EXERCISE REQUIREMENTS
Nothing but the lines from the top of the data to the line holding "import numpy as np" should be printed, word for word and both ends included; leave the pictures out.
※
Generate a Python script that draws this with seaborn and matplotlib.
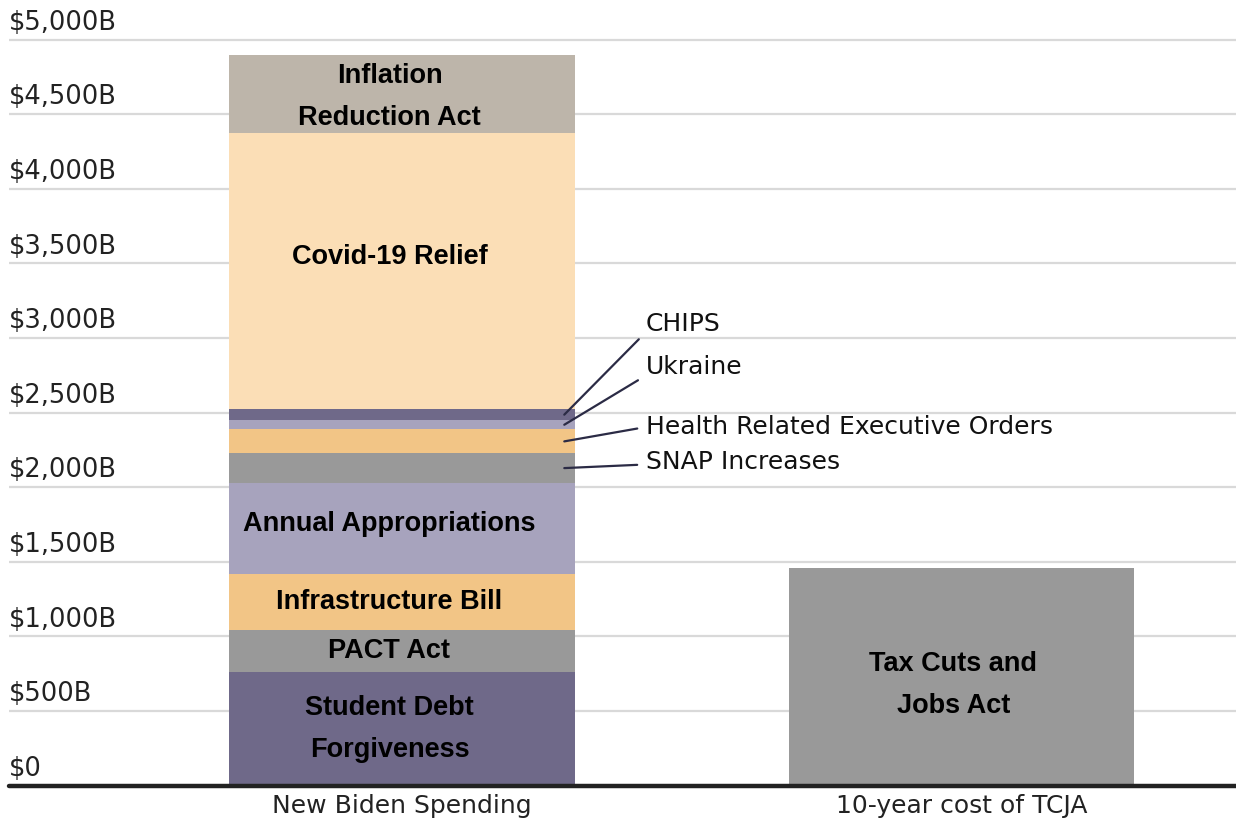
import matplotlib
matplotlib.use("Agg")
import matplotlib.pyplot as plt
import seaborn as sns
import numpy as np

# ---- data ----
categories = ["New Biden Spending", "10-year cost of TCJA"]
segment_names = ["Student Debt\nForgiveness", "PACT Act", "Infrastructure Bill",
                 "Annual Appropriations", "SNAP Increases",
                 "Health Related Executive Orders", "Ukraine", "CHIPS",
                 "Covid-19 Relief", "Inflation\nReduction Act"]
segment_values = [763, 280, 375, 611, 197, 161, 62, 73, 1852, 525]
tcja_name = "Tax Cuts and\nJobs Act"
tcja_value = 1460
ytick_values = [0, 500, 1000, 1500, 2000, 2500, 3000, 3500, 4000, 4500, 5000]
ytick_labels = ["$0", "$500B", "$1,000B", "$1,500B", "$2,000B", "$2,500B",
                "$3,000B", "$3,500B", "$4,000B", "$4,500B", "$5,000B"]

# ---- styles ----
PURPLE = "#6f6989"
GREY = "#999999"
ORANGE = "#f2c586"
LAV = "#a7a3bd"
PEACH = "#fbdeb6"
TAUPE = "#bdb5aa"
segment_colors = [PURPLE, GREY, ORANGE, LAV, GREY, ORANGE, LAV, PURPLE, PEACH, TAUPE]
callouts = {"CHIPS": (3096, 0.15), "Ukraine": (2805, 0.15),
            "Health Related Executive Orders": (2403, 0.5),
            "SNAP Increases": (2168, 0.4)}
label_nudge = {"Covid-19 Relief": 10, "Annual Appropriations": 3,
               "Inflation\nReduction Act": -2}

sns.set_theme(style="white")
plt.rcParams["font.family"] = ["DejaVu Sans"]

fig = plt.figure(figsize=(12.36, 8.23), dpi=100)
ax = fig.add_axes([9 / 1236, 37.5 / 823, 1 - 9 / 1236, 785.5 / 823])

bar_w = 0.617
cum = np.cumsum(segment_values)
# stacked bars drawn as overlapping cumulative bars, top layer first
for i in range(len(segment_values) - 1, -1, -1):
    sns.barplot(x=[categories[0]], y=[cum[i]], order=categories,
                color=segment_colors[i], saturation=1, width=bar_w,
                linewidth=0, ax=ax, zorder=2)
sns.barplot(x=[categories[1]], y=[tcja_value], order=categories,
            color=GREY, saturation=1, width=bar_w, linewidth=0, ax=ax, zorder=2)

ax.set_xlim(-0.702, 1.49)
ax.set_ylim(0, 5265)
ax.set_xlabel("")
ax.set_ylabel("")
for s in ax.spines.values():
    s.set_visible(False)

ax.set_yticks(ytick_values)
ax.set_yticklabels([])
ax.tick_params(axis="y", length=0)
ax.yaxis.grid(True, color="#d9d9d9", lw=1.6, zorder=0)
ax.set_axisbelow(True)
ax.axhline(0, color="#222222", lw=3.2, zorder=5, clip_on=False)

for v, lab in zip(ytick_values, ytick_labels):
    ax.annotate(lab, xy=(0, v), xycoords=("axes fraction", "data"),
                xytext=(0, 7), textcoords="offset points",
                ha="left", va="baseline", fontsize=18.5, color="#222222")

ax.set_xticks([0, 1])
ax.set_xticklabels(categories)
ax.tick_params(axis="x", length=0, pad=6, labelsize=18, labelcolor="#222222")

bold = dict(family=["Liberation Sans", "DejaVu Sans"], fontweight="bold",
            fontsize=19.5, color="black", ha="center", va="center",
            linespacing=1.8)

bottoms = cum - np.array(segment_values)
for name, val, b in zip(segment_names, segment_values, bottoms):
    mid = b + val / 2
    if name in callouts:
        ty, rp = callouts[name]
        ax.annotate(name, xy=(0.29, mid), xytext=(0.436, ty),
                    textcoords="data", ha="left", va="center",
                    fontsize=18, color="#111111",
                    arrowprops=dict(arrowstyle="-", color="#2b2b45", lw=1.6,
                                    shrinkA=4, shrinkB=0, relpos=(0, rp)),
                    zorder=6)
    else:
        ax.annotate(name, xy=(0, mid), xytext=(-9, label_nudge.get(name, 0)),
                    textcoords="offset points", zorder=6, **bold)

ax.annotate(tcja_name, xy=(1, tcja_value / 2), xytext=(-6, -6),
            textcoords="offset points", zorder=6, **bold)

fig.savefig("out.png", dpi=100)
※
COMPLETE OUTPUT
Generate a Python script that draws this with seaborn and matplotlib.
import matplotlib
matplotlib.use("Agg")
import matplotlib.pyplot as plt
import seaborn as sns
import numpy as np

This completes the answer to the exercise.